Picture book readers, though, might like Hana in the Time of the Tulips by Deborah Noyes, illustrated by Bagram Ibatoulline (Candlewick, 2004). Ibatoulline's illustrations echo the style of the Dutch masters, particularly Rembrandt, who appears as a character in this book. And Noyes's work is always interesting, whether she's writing about tulips or wolf girls or Chinese princesses. And those are just the picture books!

A Walk in London for Nonfiction Monday

A mother and daughter take A Walk in London in this lively, lovely picture book guide to the city by Salvatore Rubbino (Candlewick, 2011). Their day begins at 11am in Westminster and includes Buckingham Palace and the Changing of the Guard, the lions in Trafalgar Square, lunch at Covent Garden, a climb up to the dome of St. Paul's Cathedral, the Bank of England, the Tower of London, and a boatride on the Thames. For the record, it took my daughter and I ten days to do all of that! (But we went to the British Museum, too.)

While the main text recounts the day's events in the daughter's voice ("Hello! There's me, and that's my mom!"), spot text in a smaller font highlights related trivia (during a sudden shower, "London is Europe's third rainiest city. About twenth-three inches of rain falls here every year").

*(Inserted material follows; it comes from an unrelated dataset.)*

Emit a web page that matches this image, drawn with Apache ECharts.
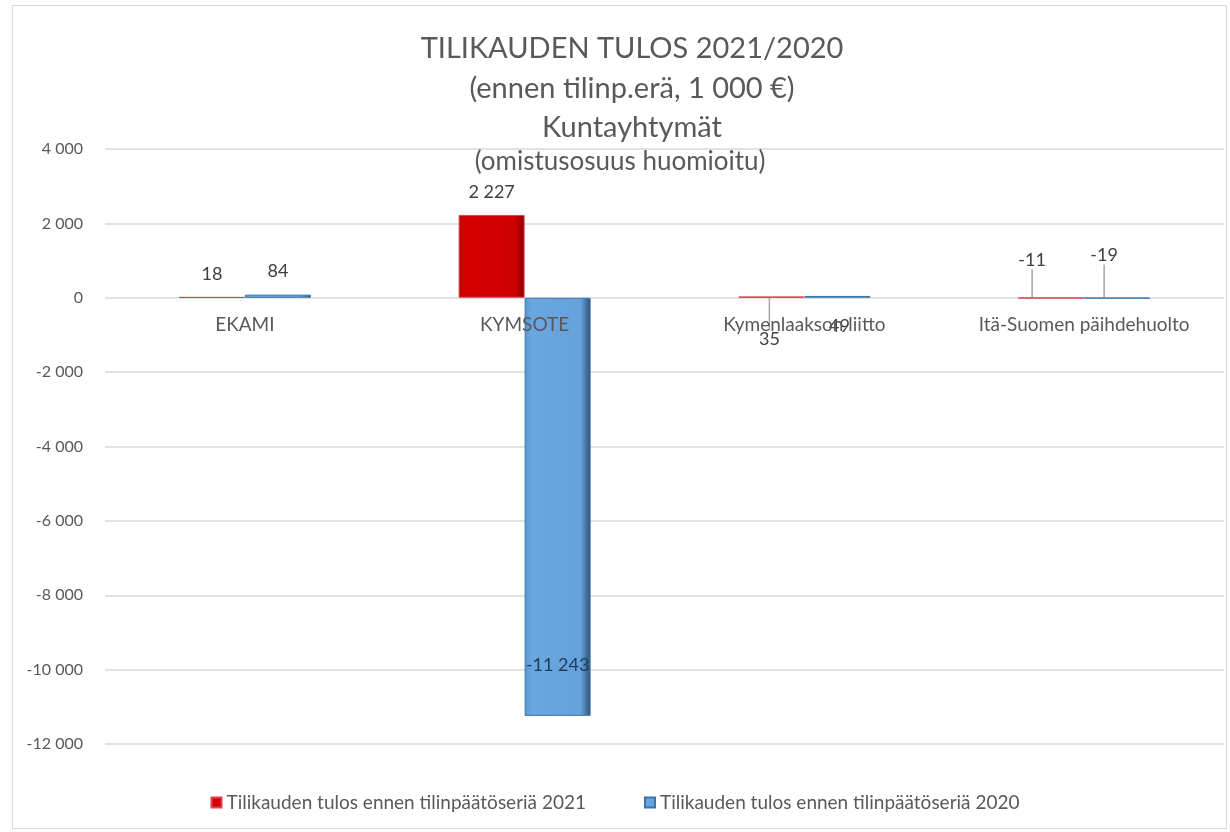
<!DOCTYPE html>
<html>
<head>
<meta charset="utf-8">
<script src="https://cdn.jsdelivr.net/npm/echarts@6/dist/echarts.min.js"></script>
<style>
  html, body { margin: 0; padding: 0; background: #fff; }
  #frame { position: absolute; left: 12px; top: 5px; width: 1215px; height: 824px; border: 1px solid #d9d9d9; box-sizing: border-box; }
  #chart { position: absolute; left: 0; top: 0; width: 1230px; height: 832px; }
</style>
</head>
<body>
<div id="frame"></div>
<div id="chart"></div>
<script>
// kuntayhtymät
const categories = ['EKAMI', 'KYMSOTE', 'Kymenlaakson liitto', 'Itä-Suomen päihdehuolto']
const tulos2021 = [18, 2227, 35, -11]
const tulos2020 = [84, -11243, 49, -19]
const seriesNames = ['Tilikauden tulos ennen tilinpäätöseriä 2021', 'Tilikauden tulos ennen tilinpäätöseriä 2020']
const yTicks = { min: -12000, max: 4000, interval: 2000 }

// tuhaterotin välilyönnillä
function fmt(v) {
  const s = String(Math.abs(v)).replace(/\B(?=(\d{3})+(?!\d))/g, ' ')
  return (v < 0 ? '-' : '') + s
}

// siirretyt arvot (pienet palkit)
const labelShift = {
  '0-2': [-2, 66], '1-2': [2, 53],
  '0-3': [-19, -14], '1-3': [-13, -19]
}
const withLine = ['0-2', '0-3', '1-3']

const chart = echarts.init(document.getElementById('chart'))
const textColor = '#595959'
const font = 'Lato, "Noto Sans", sans-serif'

function toData(arr, s) {
  return arr.map((v, i) => {
    const item = { value: v }
    if (withLine.indexOf(s + '-' + i) >= 0) item.labelLine = { show: true }
    if (v < -1000) item.label = { position: 'insideBottom', distance: 42, color: '#1f3b57' }
    return item
  })
}

const option = {
  animation: false,
  textStyle: { fontFamily: font },
  title: [
    {
      text: 'TILIKAUDEN TULOS 2021/2020\n(ennen tilinp.erä, 1 000 €)\nKuntayhtymät',
      left: 627, top: 24, textAlign: 'center',
      textStyle: { fontSize: 29, fontWeight: 'normal', color: textColor, lineHeight: 39.5, fontFamily: font }
    },
    {
      text: '(omistusosuus huomioitu)',
      left: 615, top: 143, textAlign: 'center',
      textStyle: { fontSize: 26, fontWeight: 'normal', color: textColor, lineHeight: 28, fontFamily: font }
    }
  ],
  legend: {
    bottom: 15,
    left: 'center',
    itemWidth: 10,
    itemHeight: 10,
    itemGap: 58,
    icon: 'rect',
    textStyle: { fontSize: 19, color: textColor, fontFamily: font },
    data: seriesNames
  },
  grid: { left: 105, right: 6, top: 149, bottom: 88 },
  xAxis: {
    type: 'category',
    data: categories,
    z: 10,
    axisLine: { show: false, onZero: false },
    axisTick: { show: false },
    axisLabel: { fontSize: 19, color: textColor, margin: 18, interval: 0, fontFamily: font }
  },
  yAxis: {
    type: 'value',
    min: yTicks.min, max: yTicks.max, interval: yTicks.interval,
    axisLine: { show: false },
    axisTick: { show: false },
    axisLabel: { fontSize: 16, color: textColor, margin: 22, formatter: fmt, fontFamily: font },
    splitLine: { lineStyle: { color: '#d9d9d9', width: 1.5 } }
  },
  labelLayout: function (p) {
    const s = labelShift[p.seriesIndex + '-' + p.dataIndex]
    if (!s) return {}
    return { dx: s[0], dy: s[1] }
  },
  series: [
    {
      name: seriesNames[0],
      type: 'bar',
      data: toData(tulos2021, 0),
      barWidth: 66,
      barGap: '0%',
      itemStyle: {
        color: new echarts.graphic.LinearGradient(0, 0, 1, 0, [
          { offset: 0, color: '#c00000' },
          { offset: 0.1, color: '#d60000' },
          { offset: 0.85, color: '#d00000' },
          { offset: 1, color: '#8a0000' }
        ]),
        borderColor: '#e04050', borderWidth: 1
      },
      label: { show: true, position: 'top', distance: 14, fontSize: 18, color: '#404040', formatter: p => fmt(p.value) },
      labelLine: { show: false, lineStyle: { color: '#a6a6a6', width: 1.5 } }
    },
    {
      name: seriesNames[1],
      type: 'bar',
      data: toData(tulos2020, 1),
      barWidth: 66,
      itemStyle: {
        color: new echarts.graphic.LinearGradient(0, 0, 1, 0, [
          { offset: 0, color: '#5a97d0' },
          { offset: 0.1, color: '#6aa6e0' },
          { offset: 0.85, color: '#65a2dc' },
          { offset: 1, color: '#2c4f72' }
        ]),
        borderColor: '#3e74a8', borderWidth: 1
      },
      label: {
        show: true, position: 'top', distance: 14, fontSize: 18, color: '#404040',
        formatter: p => fmt(p.value)
      },
      labelLine: { show: false, lineStyle: { color: '#a6a6a6', width: 1.5 } }
    }
  ]
}

chart.setOption(option)

// kategorianimet nollaviivan alle
const zeroY = chart.convertToPixel({ yAxisIndex: 0 }, 0)
const baseY = chart.convertToPixel({ yAxisIndex: 0 }, yTicks.min)
chart.setOption({ xAxis: { offset: zeroY - baseY } })
</script>
</body>
</html>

Rubbino's mixed media illustrations, often double-page spreads of city scenes, are carefully laid out and layered with just the right amount of detail. They also have lots of retro appeal. Here's an example from his first picture book, A Walk in New York (Candlewick, 2009; I couldn't find any interior images of London online):

London features a foldout Thames Panorama that would have come in handy on the London Eye, while the endpapers trace the mother and daughter's route on a map of the city. Don't forget to look for the royal family's car along the way!

Reminiscent of but more child-friendly than M. Sasek's classic This is London (1959; reissued by Universe, 2004), the picture book we referred to most prior to our trip, A Walk in London is the one we read to remember it. Mr. Rubbino, if you're reading this, please take us on a walk in Rome next!